Sample QC metrics


I have a merged VCF with 2500 samples and 63063 sites. We obtained Hail jar from gs://hail-common/hail-hail-is-master-all-spark2.0.2-$HASH.jar and running it on Spark 2.0.2, Scala 2.11, Java 8. I’m getting unexpected output when I run this command to obtain sample QC metrics:

qc = vds.sample_qc()

Select fields for one sample (value from sample_qc / actual values):

nNotCalled: 63054 / 5754
nHomRef: 0 / 54800
nHet: 9 / 1723

Is there something I’m missing as I’m not sure why it’s not registering the genotypes correctly.


It’s possible that your VCF has unexpected / invalid input. I’ll submit a pull request to make this easier later today, but here’s what to do for now:

vds = hc.import_vcf('your_file.vcf')

This should write out some metrics about the VCF input. Can you paste the output of the report command (which should write to standard out) here?

Thanks. Here’s the output from the above commands and the report command gives nothing:

{u'nVariants': 63063L, u'nSamples': 2500, u'nGenotypes': 157657500L}

I’ve analyzed the VCF with bcftools and haven’t seen any errors so far.

We’ve seen invalid VCFs coming out of the bcftools module that splits multiallelics, but it’s totally possible that other pieces produce invalid VCFs as well.

I’m looking into the report stuff now. Are you running in a terminal / window where you can see the JVM output as well as python output? If you’re running in a Jupyter notebook, you need to look at the terminal that the notebook server is running in.

Alternatively, you can look at the hail.log file produced by this run. Look for a line that says “while importing:”, the useful information should come after that.

EDIT: The ways we’ve seen VCFs become invalid are:

  • GQ values that don’t match the second-lowest PL
  • AD fields that don’t match the number of alleles in the variant
  • sum of AD field > DP

This is what I see when importing one of our sample VCFs:

In [1]: from hail import *; hc = HailContext()
Using Spark's default log4j profile: org/apache/spark/
Setting default log level to "WARN".
To adjust logging level use sc.setLogLevel(newLevel).
hail: info: SparkUI:
Welcome to
     __  __     <>__
    / /_/ /__  __/ /
   / __  / _ `/ / /
  /_/ /_/\_,_/_/_/   version devel-5ad6d2e

In [2]: vds = hc.import_vcf('src/test/resources/sample.vcf')
hail: info: No multiallelics detected.
vhail: info: Coerced sorted dataset

In [3]: vds.count()
Out[3]: {u'nGenotypes': 34600L, u'nSamples': 100, u'nVariants': 346L}

In [4]:
hail: info: while importing:
    sample.vcf  import clean

Ok, I see where this could be coming from.
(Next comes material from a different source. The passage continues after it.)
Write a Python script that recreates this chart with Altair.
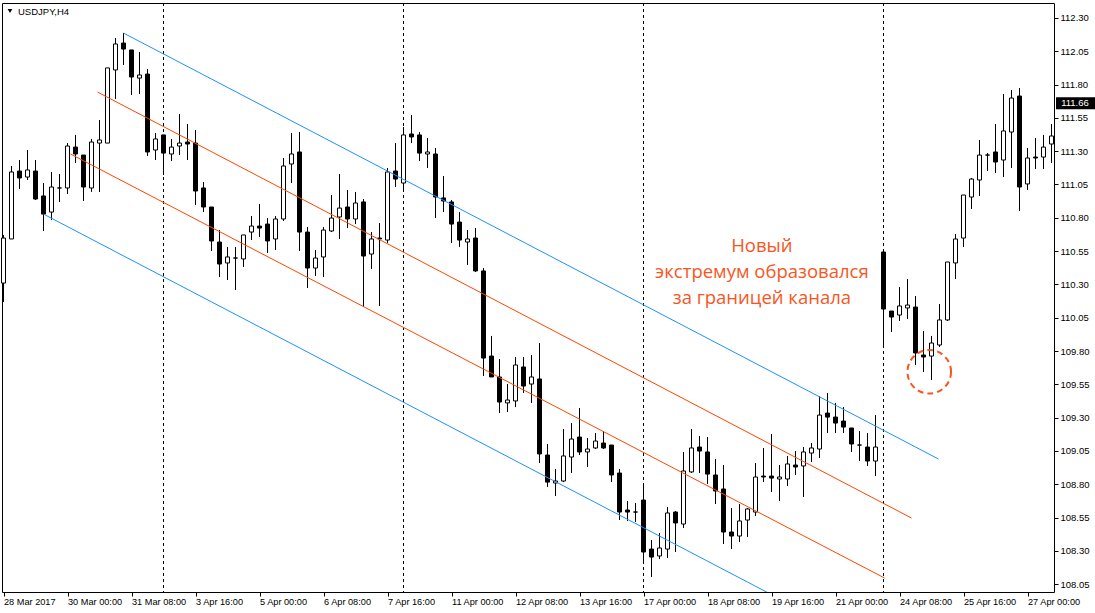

We are running this as part of a test with Qubole (Zeppelin-based notebook) so I’ll try to figure out how to get the logs.

In the meantime, here are some details on our FORMAT tags. We used agg to combine single-sample gVCFs (generated with Illumina Isaac pipeline) into a multi-sample VCF and since it’s not a GATK VCF, some of the typical tags are missing. Here’s an example:

GT:GQ:DP:DPF:AD:PF 0/0:60:22:.:.,.:. 0/0:100:20:.:.:.

Could any of these be an issue:

  • PL is missing
  • AD for hom ref calls is “.” in some cases but “.,.” in others
  • Is it expected that even for hom ref calls, AD for all alleles in the variant will be included? I need to check if these are lost during aggregation with agg

Somewhat related, is there a way to load multiple VCFs without having to merge them into a multi-sample VCF? As the spec says, when I provide multiple VCFs to import_vcf, all VCFs are expected to be coming from same set of samples but we have one WGS VCF per sample and wanted to see if there is way to avoid merging them beforehand.

I’ve also tested ADAM a bit and I could merge individual VCFs into a single RDD/data frame after conversion to parquet but subsequent operations seem to be slower when compared to Hail.


It sounds like AD could be the problem, but it’s hard to know for sure without seeing the report output.

We don’t really have a way to load gVCFs or multiple single-sample VCFs at the moment, unfortunately. I think the right thing to do is load gVCFs so that you can preserve the reference information in the ref blocks, but this is a ways off in Hail.